Alla sua morte, nell’estate del 1964, Nehru lasciò un paese povero, ma sicuramente non sottosviluppato.
Gli anni di Indira e la divisione del Partito del Congresso
La crisi politica, preannunciata dallo spostamento del governo di New Delhi verso il blocco occidentale, durante gli ultimi anni di Nehru e dal tentativo di avvicinarsi all’URSS da parte del suo successore Shastri , si esplicitò poco dopo l’avvento al potere di Indira Gandhi, la figlia di Nehru.
Nelle elezioni del 1967 il Partito del Congresso fu fortemente ridimensionato e ridotto a partito di maggioranza relativa, fu praticamente sconfitto nelle amministrazioni locali e contestato dai governi regionali si divise in un’ala apertamente conservatrice, attaccata a posizioni di privilegio aristocratiche e confessionali e da un’ala progressista intenzionata a portare avanti il rinnovamento del paese. Indira tentò invano di salvaguardare l’unità politica del Partito, rovesciando i governi di sinistra del Bengala orientale e dell’Uttar Pradesh; nel 1969 il Partito si divise definitivamente in due: il Vecchio Congresso, capeggiato dall’ex vice primo ministro Desai, e il Nuovo Congresso, capeggiato dalla stessa Indira, che fu riconfermata in carica col sostegno delle sinistre. La "svolta a sinistra" divenne più esplicita all’inizio degli anni ‘70, con la soppressione degli ultimi privilegi aristocratici e l’apertura verso l’Unione Sovietica. Contemporaneamente Indira avviava quella "rivoluzione verde", vasta riforma agraria che le guadagnò un aumento di consenso nelle elezioni politiche del 1971 e nelle regionali del 1972, con l’adesione dei settori più dinamici della borghesia industriale.
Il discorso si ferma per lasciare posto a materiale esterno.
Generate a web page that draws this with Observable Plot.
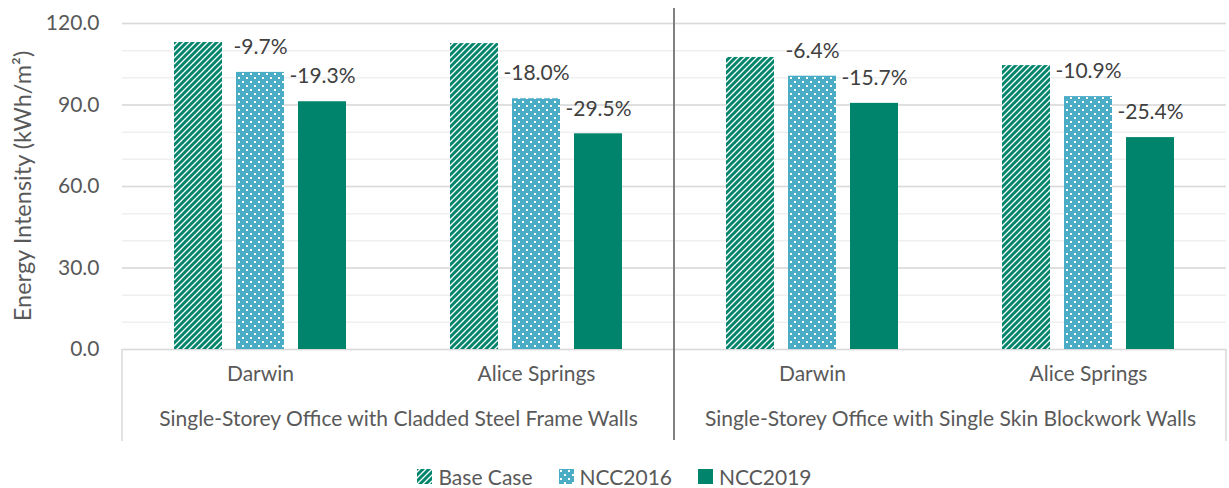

Tuttavia neanche questi successi riuscirono a sanare le acute contraddizioni sociali che insidiavano il paese. La crisi economica internazionale che investì il mondo nel 1973 peggiorò sensibilmente le condizioni interne del paese che attraversava già un periodo di recessione delle produzioni agricole; a questa realtà il governo di Indira rispose con una politica di controllo demografico estremamente autoritaria. Per tutta risposta si scatenarono contro di lei i movimenti di estrema destra, il rivale di sempre Desai e, trascinate da lui, anche le forze moderate. Indira, senza demordere, accentuò i caratteri autoritari del suo governo proclamando lo stato di emergaenza nel 1975; dopo il successo nelle politiche del 1976 propose un emendamento costituzionale che mirava a instaurare un governo presidenziale.
Questa mossa decretò il definitivo allontanamento dal governo della borghesia agraria e dei ceti popolari più tradizionalisti, tanto che in occasione delle elezioni anticipate nel 1977 il partito del Nuovo congresso subì una secca sconfitta, mentre la coalizione conservatrice e moderata del partito Janata riportava una schiacciante vittoria, e sceglieva come primo ministro Desai.
Riflessioni sulla politica indiana d’oggi
Già nel 1979 Morarji Desai rassegnava le dimissioni, incapace di fare fronte alle spaccature interne al suo partito. Invece di nominare primo ministro Jajivan Ram, il nuovo capo del partito Janata, il Presidente Sanjiv Reddy decise di indire nuove elezioni.
Queste ultime, svoltesi nel 1980, videro l’inatteso ritorno di Indira Gandhi che dovette governare il paese facendo fronte ad una situazione resa difficile dall’impeto secessionista di alcune province: infatti nel Punjab convivevano due diverse etnie, quella sikh e quella indù; Indira preoccupata da un possibile rafforzamento dei partiti sikh - che da anni reclamavano la creazione di un piccolo stato indipendente - decise di dividere la regione del Punjab in tre province. Questo non bastò a fermare l’impeto secessionista che culminò con l’autoproclamazione di Jarnail Bhindranwale che era a capo del più forte partito sikh l’Akali Dal, a governatore del Punjab. Il governo di Indira Gandhi rispose con il solito autoritarismo proclamando la legge marziale e invadendo militarmente i luoghi sacri dei sikh uccidendo Bhindrawale.
La ritorsione dei sikh fu terribile e immediata, dopo soli sei mesi, nel dicembre del 1984, Indira Gandhi veniva assassinata da due sicari.
Toccò al figlio della stessa Indira - Rajiv Gandhi, primo ministro dal 1984 al 1989 - continuare l’opera di ricomposizione dei contrasti religiosi e di rilancio della stagnante economia indiana. Dopo l’assassinio di Rajiv, accorso durante la campagna elettorale del 1991, si assiste ad un affermarsi del partito del Congresso, e per reazione, al rafforzamento del Bharatiya Janata Party, un movimento con spiccate tendenze nazionaliste indù.